----- Data shown -----

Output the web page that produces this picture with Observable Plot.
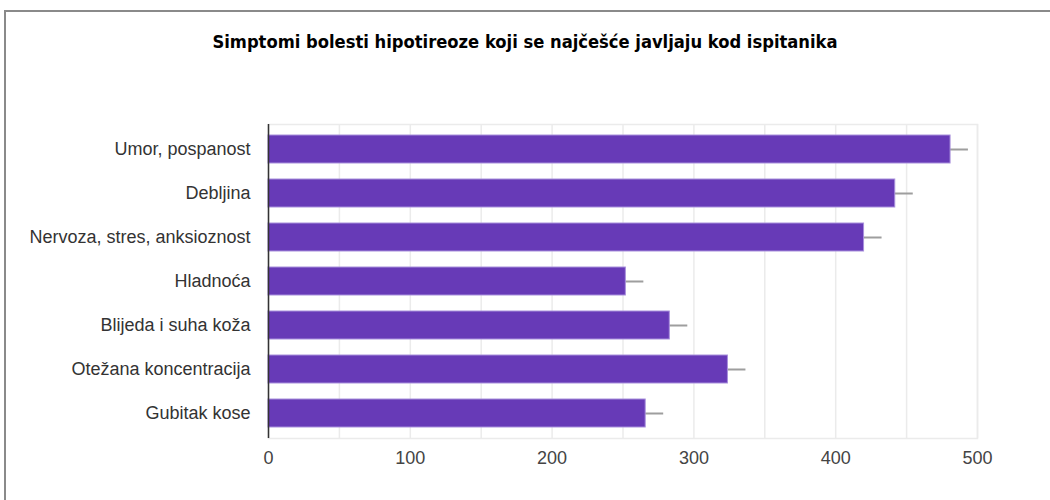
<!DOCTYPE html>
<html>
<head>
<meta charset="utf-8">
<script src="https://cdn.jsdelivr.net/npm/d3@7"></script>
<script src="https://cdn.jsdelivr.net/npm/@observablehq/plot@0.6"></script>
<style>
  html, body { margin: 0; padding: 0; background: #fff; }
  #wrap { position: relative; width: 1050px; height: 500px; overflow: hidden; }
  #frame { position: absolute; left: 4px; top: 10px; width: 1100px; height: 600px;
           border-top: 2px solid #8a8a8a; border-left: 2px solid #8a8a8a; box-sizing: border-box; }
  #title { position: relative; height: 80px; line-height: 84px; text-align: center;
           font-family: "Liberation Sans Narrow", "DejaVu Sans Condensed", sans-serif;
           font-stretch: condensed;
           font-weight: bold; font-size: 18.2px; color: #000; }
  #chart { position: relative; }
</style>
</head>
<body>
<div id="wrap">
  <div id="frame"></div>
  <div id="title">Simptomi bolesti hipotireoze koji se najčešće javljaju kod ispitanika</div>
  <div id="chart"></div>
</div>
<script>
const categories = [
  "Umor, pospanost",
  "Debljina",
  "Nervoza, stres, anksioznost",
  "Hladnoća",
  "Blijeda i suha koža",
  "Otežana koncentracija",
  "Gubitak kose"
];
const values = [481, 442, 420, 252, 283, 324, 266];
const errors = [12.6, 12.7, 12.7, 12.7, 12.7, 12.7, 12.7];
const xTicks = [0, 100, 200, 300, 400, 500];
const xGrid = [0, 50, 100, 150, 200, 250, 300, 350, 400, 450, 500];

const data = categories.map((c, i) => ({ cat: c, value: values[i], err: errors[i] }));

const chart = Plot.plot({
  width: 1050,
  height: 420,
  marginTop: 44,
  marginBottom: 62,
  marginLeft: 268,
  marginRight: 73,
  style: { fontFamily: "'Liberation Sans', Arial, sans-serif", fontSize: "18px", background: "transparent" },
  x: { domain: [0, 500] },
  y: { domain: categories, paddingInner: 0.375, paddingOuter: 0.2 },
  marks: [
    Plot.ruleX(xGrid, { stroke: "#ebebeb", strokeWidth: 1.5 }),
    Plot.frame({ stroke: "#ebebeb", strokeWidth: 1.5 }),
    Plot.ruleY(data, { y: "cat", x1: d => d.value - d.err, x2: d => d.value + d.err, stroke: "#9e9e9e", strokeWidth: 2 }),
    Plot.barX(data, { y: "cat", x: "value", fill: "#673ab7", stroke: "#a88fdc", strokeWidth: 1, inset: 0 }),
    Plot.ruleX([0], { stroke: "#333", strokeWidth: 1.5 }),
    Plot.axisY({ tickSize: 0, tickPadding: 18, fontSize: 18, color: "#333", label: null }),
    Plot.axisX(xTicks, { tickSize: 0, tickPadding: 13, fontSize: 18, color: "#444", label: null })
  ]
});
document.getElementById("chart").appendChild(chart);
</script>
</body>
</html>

-----

**Given task:** Output each line exactly; omit every picture.

**Worked solution:**
Output the web page that produces this picture with Observable Plot.
<!DOCTYPE html>
<html>
<head>
<meta charset="utf-8">
<script src="https://cdn.jsdelivr.net/npm/d3@7"></script>
<script src="https://cdn.jsdelivr.net/npm/@observablehq/plot@0.6"></script>
<style>
  html, body { margin: 0; padding: 0; background: #fff; }
  #wrap { position: relative; width: 1050px; height: 500px; overflow: hidden; }
  #frame { position: absolute; left: 4px; top: 10px; width: 1100px; height: 600px;
           border-top: 2px solid #8a8a8a; border-left: 2px solid #8a8a8a; box-sizing: border-box; }
  #title { position: relative; height: 80px; line-height: 84px; text-align: center;
           font-family: "Liberation Sans Narrow", "DejaVu Sans Condensed", sans-serif;
           font-stretch: condensed;
           font-weight: bold; font-size: 18.2px; color: #000; }
  #chart { position: relative; }
</style>
</head>
<body>
<div id="wrap">
  <div id="frame"></div>
  <div id="title">Simptomi bolesti hipotireoze koji se najčešće javljaju kod ispitanika</div>
  <div id="chart"></div>
</div>
<script>
const categories = [
  "Umor, pospanost",
  "Debljina",
  "Nervoza, stres, anksioznost",
  "Hladnoća",
  "Blijeda i suha koža",
  "Otežana koncentracija",
  "Gubitak kose"
];
const values = [481, 442, 420, 252, 283, 324, 266];
const errors = [12.6, 12.7, 12.7, 12.7, 12.7, 12.7, 12.7];
const xTicks = [0, 100, 200, 300, 400, 500];
const xGrid = [0, 50, 100, 150, 200, 250, 300, 350, 400, 450, 500];

const data = categories.map((c, i) => ({ cat: c, value: values[i], err: errors[i] }));

const chart = Plot.plot({
  width: 1050,
  height: 420,
  marginTop: 44,
  marginBottom: 62,
  marginLeft: 268,
  marginRight: 73,
  style: { fontFamily: "'Liberation Sans', Arial, sans-serif", fontSize: "18px", background: "transparent" },
  x: { domain: [0, 500] },
  y: { domain: categories, paddingInner: 0.375, paddingOuter: 0.2 },
  marks: [
    Plot.ruleX(xGrid, { stroke: "#ebebeb", strokeWidth: 1.5 }),
    Plot.frame({ stroke: "#ebebeb", strokeWidth: 1.5 }),
    Plot.ruleY(data, { y: "cat", x1: d => d.value - d.err, x2: d => d.value + d.err, stroke: "#9e9e9e", strokeWidth: 2 }),
    Plot.barX(data, { y: "cat", x: "value", fill: "#673ab7", stroke: "#a88fdc", strokeWidth: 1, inset: 0 }),
    Plot.ruleX([0], { stroke: "#333", strokeWidth: 1.5 }),
    Plot.axisY({ tickSize: 0, tickPadding: 18, fontSize: 18, color: "#333", label: null }),
    Plot.axisX(xTicks, { tickSize: 0, tickPadding: 13, fontSize: 18, color: "#444", label: null })
  ]
});
document.getElementById("chart").appendChild(chart);
</script>
</body>
</html>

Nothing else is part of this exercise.